Disney and his brother Roy soon pooled their money and moved to Hollywood. Iwerks also relocated to California, and there the three began the Disney Brothers’ Studio. Their first deal was with New York distributor Margaret Winkler, to distribute their Alice cartoons. They also invented a character called Oswald the Lucky Rabbit, and contracted the shorts at $1,500 each.
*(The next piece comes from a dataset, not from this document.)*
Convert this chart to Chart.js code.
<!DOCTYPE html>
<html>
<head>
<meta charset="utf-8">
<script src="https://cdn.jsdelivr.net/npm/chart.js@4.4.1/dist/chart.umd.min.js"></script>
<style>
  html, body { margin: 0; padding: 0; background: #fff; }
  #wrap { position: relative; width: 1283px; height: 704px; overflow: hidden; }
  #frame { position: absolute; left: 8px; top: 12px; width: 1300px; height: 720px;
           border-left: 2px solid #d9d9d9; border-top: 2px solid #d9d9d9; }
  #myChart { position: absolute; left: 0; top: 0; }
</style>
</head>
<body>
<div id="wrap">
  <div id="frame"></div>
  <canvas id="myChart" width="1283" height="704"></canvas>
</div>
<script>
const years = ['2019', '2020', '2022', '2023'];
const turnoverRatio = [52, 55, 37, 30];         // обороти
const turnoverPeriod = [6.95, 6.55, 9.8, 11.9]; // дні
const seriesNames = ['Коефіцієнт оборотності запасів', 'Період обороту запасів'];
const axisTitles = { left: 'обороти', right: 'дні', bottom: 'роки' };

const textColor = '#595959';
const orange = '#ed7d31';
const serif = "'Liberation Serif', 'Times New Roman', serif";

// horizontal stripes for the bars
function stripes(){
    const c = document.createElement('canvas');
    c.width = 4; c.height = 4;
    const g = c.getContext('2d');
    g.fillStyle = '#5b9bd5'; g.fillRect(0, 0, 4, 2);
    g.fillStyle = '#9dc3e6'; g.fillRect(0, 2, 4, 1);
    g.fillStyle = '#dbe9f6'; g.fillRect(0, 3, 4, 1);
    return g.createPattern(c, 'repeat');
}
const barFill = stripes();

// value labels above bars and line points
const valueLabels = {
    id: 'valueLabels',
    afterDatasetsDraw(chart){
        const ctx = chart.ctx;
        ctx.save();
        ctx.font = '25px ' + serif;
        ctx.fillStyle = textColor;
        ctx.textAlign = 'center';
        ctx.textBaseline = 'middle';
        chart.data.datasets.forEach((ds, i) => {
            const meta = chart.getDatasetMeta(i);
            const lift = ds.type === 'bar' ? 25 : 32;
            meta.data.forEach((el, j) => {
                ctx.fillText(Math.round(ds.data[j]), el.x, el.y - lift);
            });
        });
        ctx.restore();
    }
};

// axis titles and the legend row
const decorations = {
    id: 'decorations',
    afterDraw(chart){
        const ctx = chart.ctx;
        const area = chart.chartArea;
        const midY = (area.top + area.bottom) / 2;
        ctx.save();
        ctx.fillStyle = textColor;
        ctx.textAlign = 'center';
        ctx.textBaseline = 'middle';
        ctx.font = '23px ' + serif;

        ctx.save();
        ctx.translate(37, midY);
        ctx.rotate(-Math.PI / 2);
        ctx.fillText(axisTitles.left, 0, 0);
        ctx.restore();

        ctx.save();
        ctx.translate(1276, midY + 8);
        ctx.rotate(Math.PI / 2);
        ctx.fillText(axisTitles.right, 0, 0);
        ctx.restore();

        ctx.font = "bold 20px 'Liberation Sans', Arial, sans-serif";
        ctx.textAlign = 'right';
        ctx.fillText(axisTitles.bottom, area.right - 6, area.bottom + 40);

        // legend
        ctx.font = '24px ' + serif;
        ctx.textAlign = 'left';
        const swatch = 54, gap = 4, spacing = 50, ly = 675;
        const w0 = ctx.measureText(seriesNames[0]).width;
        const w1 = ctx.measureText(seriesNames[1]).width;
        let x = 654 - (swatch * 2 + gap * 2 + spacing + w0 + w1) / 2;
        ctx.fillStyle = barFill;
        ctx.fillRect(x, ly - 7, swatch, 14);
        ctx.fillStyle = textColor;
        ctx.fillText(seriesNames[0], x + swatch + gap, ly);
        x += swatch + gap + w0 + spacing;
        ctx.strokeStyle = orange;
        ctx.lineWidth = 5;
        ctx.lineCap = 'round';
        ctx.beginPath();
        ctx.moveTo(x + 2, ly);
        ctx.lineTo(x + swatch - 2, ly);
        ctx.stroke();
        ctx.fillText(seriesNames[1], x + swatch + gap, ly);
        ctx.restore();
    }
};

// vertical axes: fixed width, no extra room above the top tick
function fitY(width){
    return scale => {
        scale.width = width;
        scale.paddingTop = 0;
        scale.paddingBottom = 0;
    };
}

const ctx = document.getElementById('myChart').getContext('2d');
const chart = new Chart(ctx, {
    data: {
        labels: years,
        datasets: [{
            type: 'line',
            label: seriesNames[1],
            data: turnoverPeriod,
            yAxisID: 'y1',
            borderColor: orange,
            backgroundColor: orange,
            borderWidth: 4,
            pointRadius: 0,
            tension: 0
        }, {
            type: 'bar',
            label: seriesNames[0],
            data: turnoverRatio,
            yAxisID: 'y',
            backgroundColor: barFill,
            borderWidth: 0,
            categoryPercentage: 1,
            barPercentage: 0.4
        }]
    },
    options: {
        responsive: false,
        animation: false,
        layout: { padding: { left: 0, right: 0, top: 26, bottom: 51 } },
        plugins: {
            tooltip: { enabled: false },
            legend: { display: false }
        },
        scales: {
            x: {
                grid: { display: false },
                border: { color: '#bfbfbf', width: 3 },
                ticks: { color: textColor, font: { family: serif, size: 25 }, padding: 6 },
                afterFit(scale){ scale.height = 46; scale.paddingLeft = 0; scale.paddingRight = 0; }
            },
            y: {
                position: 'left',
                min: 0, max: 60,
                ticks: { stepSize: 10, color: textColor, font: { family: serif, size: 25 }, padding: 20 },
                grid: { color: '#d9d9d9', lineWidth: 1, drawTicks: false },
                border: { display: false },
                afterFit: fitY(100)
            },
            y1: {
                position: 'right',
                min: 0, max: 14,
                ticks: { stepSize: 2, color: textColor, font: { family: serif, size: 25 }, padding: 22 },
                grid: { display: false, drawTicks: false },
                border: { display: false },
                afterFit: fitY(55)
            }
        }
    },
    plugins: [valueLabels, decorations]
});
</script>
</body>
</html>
A few years later, Disney discovered that Winkler and her husband, Charles Mintz, had stolen the rights to Oswald, along with all of Disney’s animators, except for Iwerks. Right away the Disney brothers, their wives and Iwerks produced three cartoons featuring a new character Walt had been developing called Mickey Mouse. The first animated shorts featuring Mickey were Plane Crazy and The Gallopin’ Gaucho, both silent films for which they failed to find distribution. When sound made its way into film, Disney created a third, sound-and-music-equipped short called Steamboat Willie. With Walt as the voice of Mickey, the cartoon was an instant sensation.
Walt and his brother Roy later co-founded Walt Disney Productions, which became one of the best-known motion-picture production companies in the world. He won 22 Academy Awards during his lifetime, and was the founder of theme parks Disneyland and Walt Disney World.
The Walt Disney Company is now worth approximately 90 billion dollars.